— start of DATASET ROWS —

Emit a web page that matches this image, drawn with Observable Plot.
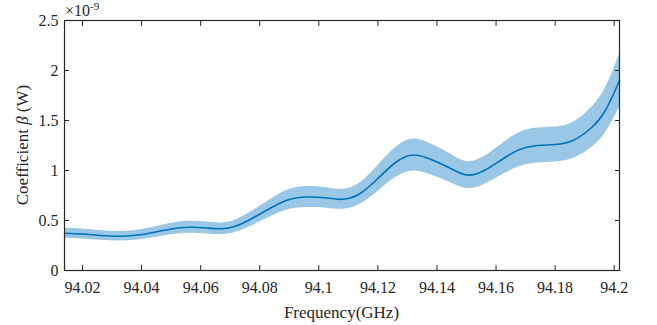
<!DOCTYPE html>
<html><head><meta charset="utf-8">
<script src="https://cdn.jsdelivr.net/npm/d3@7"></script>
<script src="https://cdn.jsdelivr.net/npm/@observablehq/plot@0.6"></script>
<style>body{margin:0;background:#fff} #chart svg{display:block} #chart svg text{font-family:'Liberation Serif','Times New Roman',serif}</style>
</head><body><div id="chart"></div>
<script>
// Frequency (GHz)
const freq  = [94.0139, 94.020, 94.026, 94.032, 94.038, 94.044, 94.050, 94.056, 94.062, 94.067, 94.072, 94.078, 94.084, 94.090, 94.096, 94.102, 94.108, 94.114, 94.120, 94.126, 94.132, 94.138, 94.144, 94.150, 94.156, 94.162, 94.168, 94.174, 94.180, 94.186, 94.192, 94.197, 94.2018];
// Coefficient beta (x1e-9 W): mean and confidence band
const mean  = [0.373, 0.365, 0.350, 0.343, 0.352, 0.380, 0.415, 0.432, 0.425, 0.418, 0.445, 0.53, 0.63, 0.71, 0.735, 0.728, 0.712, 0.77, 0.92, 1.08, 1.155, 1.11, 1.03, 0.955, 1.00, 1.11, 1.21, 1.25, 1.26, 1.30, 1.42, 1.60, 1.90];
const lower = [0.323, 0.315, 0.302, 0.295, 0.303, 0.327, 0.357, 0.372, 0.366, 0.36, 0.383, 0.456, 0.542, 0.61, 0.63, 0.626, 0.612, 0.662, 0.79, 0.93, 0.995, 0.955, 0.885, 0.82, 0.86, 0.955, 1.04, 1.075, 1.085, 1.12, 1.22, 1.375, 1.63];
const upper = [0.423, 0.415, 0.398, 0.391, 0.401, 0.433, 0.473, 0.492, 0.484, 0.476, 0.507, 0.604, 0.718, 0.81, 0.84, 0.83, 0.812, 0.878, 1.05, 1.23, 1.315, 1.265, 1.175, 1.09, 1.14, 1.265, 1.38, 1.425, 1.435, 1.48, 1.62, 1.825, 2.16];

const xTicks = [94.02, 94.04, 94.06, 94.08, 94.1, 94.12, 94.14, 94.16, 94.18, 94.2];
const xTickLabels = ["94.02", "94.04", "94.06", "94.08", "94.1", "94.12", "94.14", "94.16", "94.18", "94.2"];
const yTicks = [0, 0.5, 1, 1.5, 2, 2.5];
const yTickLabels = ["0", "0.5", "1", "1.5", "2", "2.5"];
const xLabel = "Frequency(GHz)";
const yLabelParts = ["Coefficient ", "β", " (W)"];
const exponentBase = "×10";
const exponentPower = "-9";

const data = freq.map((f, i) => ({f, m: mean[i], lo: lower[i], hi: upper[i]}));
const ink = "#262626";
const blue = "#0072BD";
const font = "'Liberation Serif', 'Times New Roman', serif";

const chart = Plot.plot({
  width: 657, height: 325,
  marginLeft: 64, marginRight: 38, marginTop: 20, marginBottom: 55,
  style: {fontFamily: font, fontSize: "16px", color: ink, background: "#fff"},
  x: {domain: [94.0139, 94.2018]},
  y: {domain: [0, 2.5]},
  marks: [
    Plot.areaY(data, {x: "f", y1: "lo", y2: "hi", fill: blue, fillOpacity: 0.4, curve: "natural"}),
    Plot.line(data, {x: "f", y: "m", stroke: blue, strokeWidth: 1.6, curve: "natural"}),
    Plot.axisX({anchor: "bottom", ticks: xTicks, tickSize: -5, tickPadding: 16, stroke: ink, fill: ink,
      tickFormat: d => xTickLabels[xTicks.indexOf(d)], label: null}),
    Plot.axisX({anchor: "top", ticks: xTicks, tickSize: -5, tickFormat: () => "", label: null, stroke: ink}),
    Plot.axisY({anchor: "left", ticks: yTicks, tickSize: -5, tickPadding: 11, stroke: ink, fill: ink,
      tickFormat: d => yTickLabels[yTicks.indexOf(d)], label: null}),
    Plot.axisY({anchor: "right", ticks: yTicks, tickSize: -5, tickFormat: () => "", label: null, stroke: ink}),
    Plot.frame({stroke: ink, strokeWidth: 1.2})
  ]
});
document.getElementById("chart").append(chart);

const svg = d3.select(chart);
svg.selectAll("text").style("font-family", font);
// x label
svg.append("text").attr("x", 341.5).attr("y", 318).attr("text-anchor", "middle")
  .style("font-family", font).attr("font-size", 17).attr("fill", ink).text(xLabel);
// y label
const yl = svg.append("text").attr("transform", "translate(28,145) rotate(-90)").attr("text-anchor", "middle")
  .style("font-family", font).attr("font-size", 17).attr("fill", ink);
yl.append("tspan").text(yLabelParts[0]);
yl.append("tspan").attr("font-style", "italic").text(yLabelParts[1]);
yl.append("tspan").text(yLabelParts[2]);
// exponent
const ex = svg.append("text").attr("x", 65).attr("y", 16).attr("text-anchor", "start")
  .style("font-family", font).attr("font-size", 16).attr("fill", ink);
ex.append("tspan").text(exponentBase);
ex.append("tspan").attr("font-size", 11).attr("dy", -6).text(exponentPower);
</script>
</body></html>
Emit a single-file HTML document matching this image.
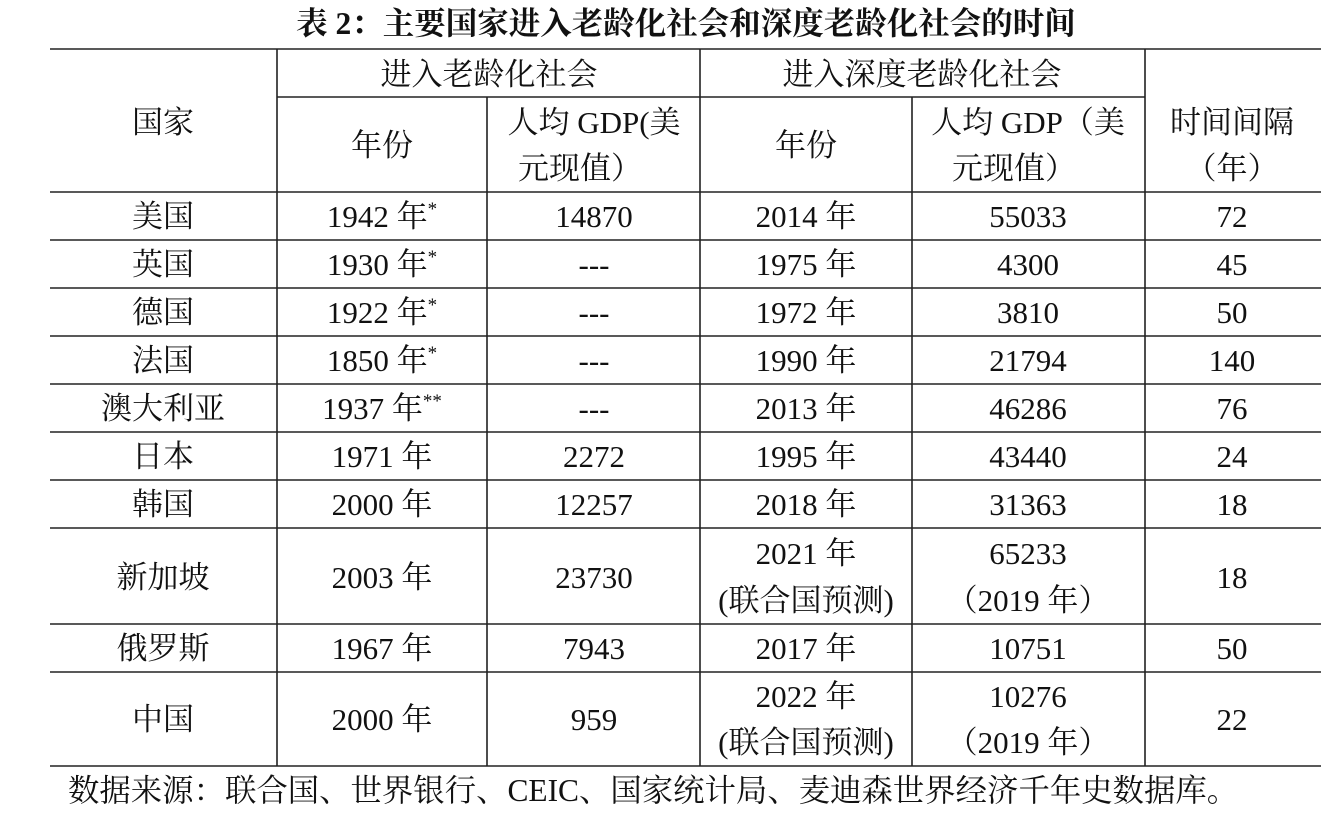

— end of DATASET ROWS —

CHALLENGE. Each entry above is to be written out again unchanged, apart from the pictures, which are left out.

ANSWER IN FULL.
Emit a web page that matches this image, drawn with Observable Plot.
<!DOCTYPE html>
<html><head><meta charset="utf-8">
<script src="https://cdn.jsdelivr.net/npm/d3@7"></script>
<script src="https://cdn.jsdelivr.net/npm/@observablehq/plot@0.6"></script>
<style>body{margin:0;background:#fff} #chart svg{display:block} #chart svg text{font-family:'Liberation Serif','Times New Roman',serif}</style>
</head><body><div id="chart"></div>
<script>
// Frequency (GHz)
const freq  = [94.0139, 94.020, 94.026, 94.032, 94.038, 94.044, 94.050, 94.056, 94.062, 94.067, 94.072, 94.078, 94.084, 94.090, 94.096, 94.102, 94.108, 94.114, 94.120, 94.126, 94.132, 94.138, 94.144, 94.150, 94.156, 94.162, 94.168, 94.174, 94.180, 94.186, 94.192, 94.197, 94.2018];
// Coefficient beta (x1e-9 W): mean and confidence band
const mean  = [0.373, 0.365, 0.350, 0.343, 0.352, 0.380, 0.415, 0.432, 0.425, 0.418, 0.445, 0.53, 0.63, 0.71, 0.735, 0.728, 0.712, 0.77, 0.92, 1.08, 1.155, 1.11, 1.03, 0.955, 1.00, 1.11, 1.21, 1.25, 1.26, 1.30, 1.42, 1.60, 1.90];
const lower = [0.323, 0.315, 0.302, 0.295, 0.303, 0.327, 0.357, 0.372, 0.366, 0.36, 0.383, 0.456, 0.542, 0.61, 0.63, 0.626, 0.612, 0.662, 0.79, 0.93, 0.995, 0.955, 0.885, 0.82, 0.86, 0.955, 1.04, 1.075, 1.085, 1.12, 1.22, 1.375, 1.63];
const upper = [0.423, 0.415, 0.398, 0.391, 0.401, 0.433, 0.473, 0.492, 0.484, 0.476, 0.507, 0.604, 0.718, 0.81, 0.84, 0.83, 0.812, 0.878, 1.05, 1.23, 1.315, 1.265, 1.175, 1.09, 1.14, 1.265, 1.38, 1.425, 1.435, 1.48, 1.62, 1.825, 2.16];

const xTicks = [94.02, 94.04, 94.06, 94.08, 94.1, 94.12, 94.14, 94.16, 94.18, 94.2];
const xTickLabels = ["94.02", "94.04", "94.06", "94.08", "94.1", "94.12", "94.14", "94.16", "94.18", "94.2"];
const yTicks = [0, 0.5, 1, 1.5, 2, 2.5];
const yTickLabels = ["0", "0.5", "1", "1.5", "2", "2.5"];
const xLabel = "Frequency(GHz)";
const yLabelParts = ["Coefficient ", "β", " (W)"];
const exponentBase = "×10";
const exponentPower = "-9";

const data = freq.map((f, i) => ({f, m: mean[i], lo: lower[i], hi: upper[i]}));
const ink = "#262626";
const blue = "#0072BD";
const font = "'Liberation Serif', 'Times New Roman', serif";

const chart = Plot.plot({
  width: 657, height: 325,
  marginLeft: 64, marginRight: 38, marginTop: 20, marginBottom: 55,
  style: {fontFamily: font, fontSize: "16px", color: ink, background: "#fff"},
  x: {domain: [94.0139, 94.2018]},
  y: {domain: [0, 2.5]},
  marks: [
    Plot.areaY(data, {x: "f", y1: "lo", y2: "hi", fill: blue, fillOpacity: 0.4, curve: "natural"}),
    Plot.line(data, {x: "f", y: "m", stroke: blue, strokeWidth: 1.6, curve: "natural"}),
    Plot.axisX({anchor: "bottom", ticks: xTicks, tickSize: -5, tickPadding: 16, stroke: ink, fill: ink,
      tickFormat: d => xTickLabels[xTicks.indexOf(d)], label: null}),
    Plot.axisX({anchor: "top", ticks: xTicks, tickSize: -5, tickFormat: () => "", label: null, stroke: ink}),
    Plot.axisY({anchor: "left", ticks: yTicks, tickSize: -5, tickPadding: 11, stroke: ink, fill: ink,
      tickFormat: d => yTickLabels[yTicks.indexOf(d)], label: null}),
    Plot.axisY({anchor: "right", ticks: yTicks, tickSize: -5, tickFormat: () => "", label: null, stroke: ink}),
    Plot.frame({stroke: ink, strokeWidth: 1.2})
  ]
});
document.getElementById("chart").append(chart);

const svg = d3.select(chart);
svg.selectAll("text").style("font-family", font);
// x label
svg.append("text").attr("x", 341.5).attr("y", 318).attr("text-anchor", "middle")
  .style("font-family", font).attr("font-size", 17).attr("fill", ink).text(xLabel);
// y label
const yl = svg.append("text").attr("transform", "translate(28,145) rotate(-90)").attr("text-anchor", "middle")
  .style("font-family", font).attr("font-size", 17).attr("fill", ink);
yl.append("tspan").text(yLabelParts[0]);
yl.append("tspan").attr("font-style", "italic").text(yLabelParts[1]);
yl.append("tspan").text(yLabelParts[2]);
// exponent
const ex = svg.append("text").attr("x", 65).attr("y", 16).attr("text-anchor", "start")
  .style("font-family", font).attr("font-size", 16).attr("fill", ink);
ex.append("tspan").text(exponentBase);
ex.append("tspan").attr("font-size", 11).attr("dy", -6).text(exponentPower);
</script>
</body></html>
Emit a single-file HTML document matching this image.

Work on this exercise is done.